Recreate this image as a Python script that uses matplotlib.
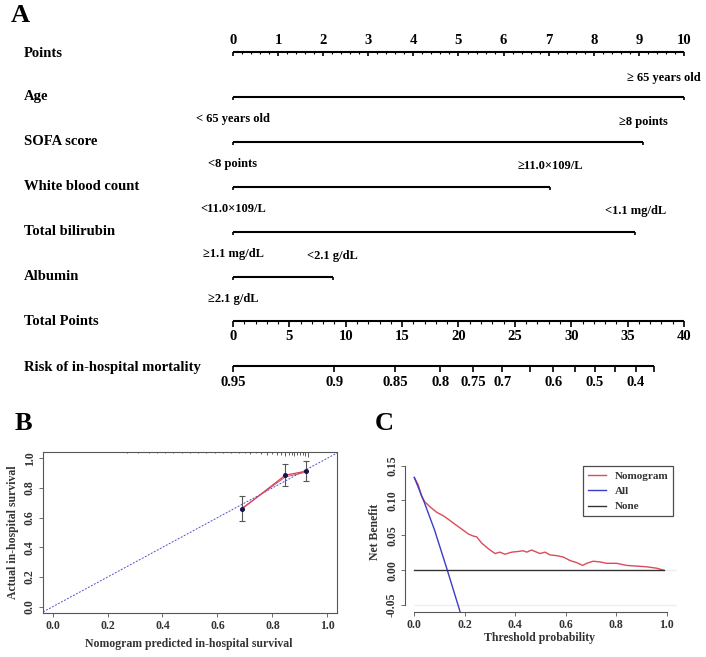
import numpy as np
import matplotlib.pyplot as plt

plt.rcParams['font.family'] = ['Liberation Serif', 'DejaVu Serif']
plt.rcParams['font.weight'] = 'bold'

W, H = 706, 657

# ---- panel A: nomogram ----
var_names = ['Age', 'SOFA score', 'White blood count', 'Total bilirubin', 'Albumin']
var_points = [10.0, 9.1, 7.03, 8.92, 2.21]
low_labels = ['< 65 years old', '<8 points', '<11.0×109/L', '≥1.1 mg/dL', '≥2.1 g/dL']
high_labels = ['≥ 65 years old', '≥8 points', '≥11.0×109/L', '<1.1 mg/dL', '<2.1 g/dL']
points_ticks = list(range(0, 11))
total_ticks = [0, 5, 10, 15, 20, 25, 30, 35, 40]
total_max = 40
risk_labels = ['0.95', '0.9', '0.85', '0.8', '0.75', '0.7', '', '0.6', '', '0.5', '', '0.4', '']
risk_pos = [0, 9.0, 14.4, 18.4, 21.3, 23.9, 26.3, 28.4, 30.3, 32.1, 33.9, 35.7, 37.3]

# ---- panel B: calibration ----
cal_pred = [0.688, 0.847, 0.921]
cal_obs = [0.657, 0.886, 0.912]
cal_lo = [0.576, 0.811, 0.848]
cal_hi = [0.746, 0.964, 0.982]
cal_corr = [0.662, 0.874, 0.906]
rug_x = [0.27, 0.31, 0.35, 0.38, 0.41, 0.44, 0.47, 0.50, 0.53, 0.56, 0.59, 0.62,
         0.65, 0.68, 0.70, 0.72, 0.74, 0.76, 0.78, 0.80, 0.815, 0.83, 0.845, 0.86,
         0.87, 0.88, 0.89, 0.90, 0.91, 0.92, 0.93]
rug_h = [0.006, 0.006, 0.006, 0.006, 0.006, 0.006, 0.006, 0.008, 0.006, 0.008, 0.006, 0.008,
         0.008, 0.008, 0.008, 0.010, 0.008, 0.010, 0.015, 0.012, 0.018, 0.015, 0.028, 0.020,
         0.018, 0.022, 0.016, 0.020, 0.018, 0.024, 0.030]

# ---- panel C: decision curve ----
dca_t = [0.0, 0.016, 0.029, 0.042, 0.062, 0.089, 0.115, 0.135, 0.161, 0.188, 0.214, 0.234,
         0.247, 0.267, 0.293, 0.320, 0.339, 0.359, 0.386, 0.412, 0.432, 0.445, 0.465, 0.498,
         0.518, 0.538, 0.564, 0.590, 0.617, 0.643, 0.667, 0.683, 0.709, 0.736, 0.762, 0.802,
         0.841, 0.881, 0.921, 0.960, 0.989]
dca_nomo = [0.133, 0.122, 0.106, 0.098, 0.091, 0.083, 0.078, 0.073, 0.066, 0.059, 0.052, 0.049,
            0.048, 0.039, 0.031, 0.024, 0.026, 0.023, 0.026, 0.027, 0.028, 0.026, 0.029, 0.024,
            0.026, 0.022, 0.021, 0.019, 0.014, 0.011, 0.007, 0.010, 0.013, 0.012, 0.010, 0.010,
            0.007, 0.006, 0.005, 0.003, 0.000]
all_t = [0.0, 0.04, 0.08, 0.131, 0.182]
all_nb = [0.133, 0.097, 0.058, 0.0, -0.060]
none_t = [0.0, 0.99]
none_nb = [0.0, 0.0]

fig = plt.figure(figsize=(W / 100, H / 100), dpi=100)


def px(x, y):
    return x / W, 1 - y / H


# nomogram axes: x in "points" units, y in row units
axA = fig.add_axes([0, 1 - 395 / H, 1, 395 / H])
axA.set_axis_off()
x0, ppu = 233, 45.1
row0, rstep = 52, 44.9
axA.set_xlim(-x0 / ppu, (W - x0) / ppu)
axA.set_ylim((395 - row0) / rstep, -row0 / rstep)
lw = 1.5
lab_x = (24 - x0) / ppu
fs_row, fs_lvl, fs_tick = 10.5, 9, 10.5

# Points axis
axA.text(lab_x, 0.03, 'Points', fontsize=fs_row, va='center')
axA.plot([0, 10], [0, 0], color='k', lw=lw, solid_capstyle='butt')
axA.vlines(points_ticks, 0, 0.08, color='k', lw=1.2)
minor = [p / 5 for p in range(51) if p % 5]
axA.vlines(minor, 0, 0.05, color='k', lw=0.8)
for p in points_ticks:
    axA.text(p, -0.25, str(p), ha='center', va='center', fontsize=fs_tick)

# variable rows
for i, name in enumerate(var_names):
    r = i + 1
    axA.text(lab_x, r, name, fontsize=fs_row, va='center')
    axA.plot([0, var_points[i]], [r, r], color='k', lw=lw, solid_capstyle='butt')
    axA.vlines([0, var_points[i]], r, r + 0.08, color='k', lw=1.2)
    axA.text(0, r + 0.5, low_labels[i], ha='center', va='center', fontsize=fs_lvl)
    if i == 0:
        axA.text(10.36, r - 0.42, high_labels[i], ha='right', va='center', fontsize=fs_lvl)
    else:
        axA.text(var_points[i], r - 0.45, high_labels[i], ha='center', va='center',
                 fontsize=fs_lvl)

# Total points axis
r = 6
scale = 10 / total_max
axA.text(lab_x, r, 'Total Points', fontsize=fs_row, va='center')
axA.plot([0, 10], [r, r], color='k', lw=lw, solid_capstyle='butt')
axA.vlines([t * scale for t in total_ticks], r, r + 0.12, color='k', lw=1.2)
axA.vlines([t * scale for t in range(total_max + 1) if t % 5], r, r + 0.06, color='k', lw=0.8)
for t in total_ticks:
    axA.text(t * scale, r + 0.34, str(t), ha='center', va='center', fontsize=fs_tick)

# Risk axis
r = 7
axA.text(lab_x, r + 0.02, 'Risk of in-hospital mortality', fontsize=fs_row, va='center')
axA.plot([0, risk_pos[-1] * scale], [r, r], color='k', lw=lw, solid_capstyle='butt')
axA.vlines([p * scale for p in risk_pos], r, r + 0.12, color='k', lw=1.2)
for p, lab in zip(risk_pos, risk_labels):
    axA.text(p * scale, r + 0.36, lab, ha='center', va='center', fontsize=fs_tick)

# panel letters
for letter, (lx, ly) in zip('ABC', [(20, 15), (23, 423), (384, 423)]):
    fig.text(*px(lx, ly), letter, fontsize=19, ha='center', va='center')

grey = '#333333'

# ---- B ----
axB = fig.add_axes([42.7 / W, 1 - 612.7 / H, 294 / W, 160.4 / H])
axB.set_xlim(-0.036, 1.034)
axB.set_ylim(-0.04, 1.04)
axB.plot([-0.1, 1.1], [-0.1, 1.1], ls=(0, (2, 1.5)), color='#5050d0', lw=0.7)
axB.vlines(rug_x, [1.04 - h for h in rug_h], 1.04, color='#444444', lw=0.6)
axB.errorbar(cal_pred, cal_obs,
             yerr=[np.subtract(cal_obs, cal_lo), np.subtract(cal_hi, cal_obs)],
             fmt='none', ecolor='#555555', elinewidth=0.8, capsize=2.5, capthick=0.8)
axB.plot(cal_pred, cal_corr, color='#b04060', lw=0.6)
axB.plot(cal_pred, cal_obs, color='#e0404f', lw=0.9)
axB.plot(cal_pred, cal_obs, 'o', ms=2.6, color='#15154a')
ticks = [0.0, 0.2, 0.4, 0.6, 0.8, 1.0]
axB.set_xticks(ticks, [f'{t:.1f}' for t in ticks])
axB.set_yticks(ticks, [f'{t:.1f}' for t in ticks], rotation=90, va='center')
for s in axB.spines.values():
    s.set_color('#555555')
    s.set_linewidth(0.8)
axB.tick_params(direction='out', length=3, width=0.6, colors='#555555', labelcolor=grey,
                labelsize=8.5, pad=2)
fig.text(*px(189, 644), 'Nomogram predicted in-hospital survival', fontsize=8.5,
         ha='center', va='center', color=grey)
fig.text(*px(13, 532), 'Actual in-hospital survival', fontsize=8.5, rotation=90,
         ha='center', va='center', color=grey)

# ---- C ----
axC = fig.add_axes([405 / W, 1 - 611.7 / H, 271.8 / W, 153.1 / H])
axC.set_xlim(-0.0368, 1.04)
axC.set_ylim(-0.0593, 0.16)
axC.hlines(-0.05, 0, 1.04, color='#eeeeee', lw=1)
axC.hlines(0, 0.99, 1.04, color='#eeeeee', lw=1)
axC.plot(dca_t, dca_nomo, color='#de4a5a', lw=1, label='Nomogram')
axC.plot(all_t, all_nb, color='#3c3cc8', lw=1, label='All')
axC.plot(none_t, none_nb, color='#333333', lw=1, label='None')
axC.set_xticks(ticks, [f'{t:.1f}' for t in ticks])
yt = [-0.05, 0.0, 0.05, 0.10, 0.15]
axC.set_yticks(yt, [f'{t:.2f}' for t in yt], rotation=90, va='center')
axC.spines['top'].set_visible(False)
axC.spines['right'].set_visible(False)
axC.spines['left'].set_bounds(-0.05, 0.15)
axC.spines['bottom'].set_bounds(0, 1)
for s in ['left', 'bottom']:
    axC.spines[s].set_color('#555555')
    axC.spines[s].set_linewidth(0.8)
axC.tick_params(direction='out', length=3, width=0.6, colors='#555555', labelcolor=grey,
                labelsize=8.5, pad=2)
leg = axC.legend(loc='upper left', bbox_to_anchor=(0.654, 0.952), borderaxespad=0,
                 fancybox=False, edgecolor='#222222', fontsize=8, handlelength=1.6,
                 handletextpad=0.8, labelspacing=0.5, borderpad=0.45)
leg.get_frame().set_linewidth(0.9)
for t in leg.get_texts():
    t.set_color(grey)
fig.text(*px(540, 638), 'Threshold probability', fontsize=8.5, ha='center', va='center',
         color=grey)
fig.text(*px(375, 532), 'Net Benefit', fontsize=8.5, rotation=90, ha='center', va='center',
         color=grey)

fig.savefig('out.png', dpi=100)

» **Exercise task**:
Write out nothing but the lines from the start of the data through the line with "W, H = 706, 657". Leave out the pictures.

» **Result for this task**:
Recreate this image as a Python script that uses matplotlib.
import numpy as np
import matplotlib.pyplot as plt

plt.rcParams['font.family'] = ['Liberation Serif', 'DejaVu Serif']
plt.rcParams['font.weight'] = 'bold'

W, H = 706, 657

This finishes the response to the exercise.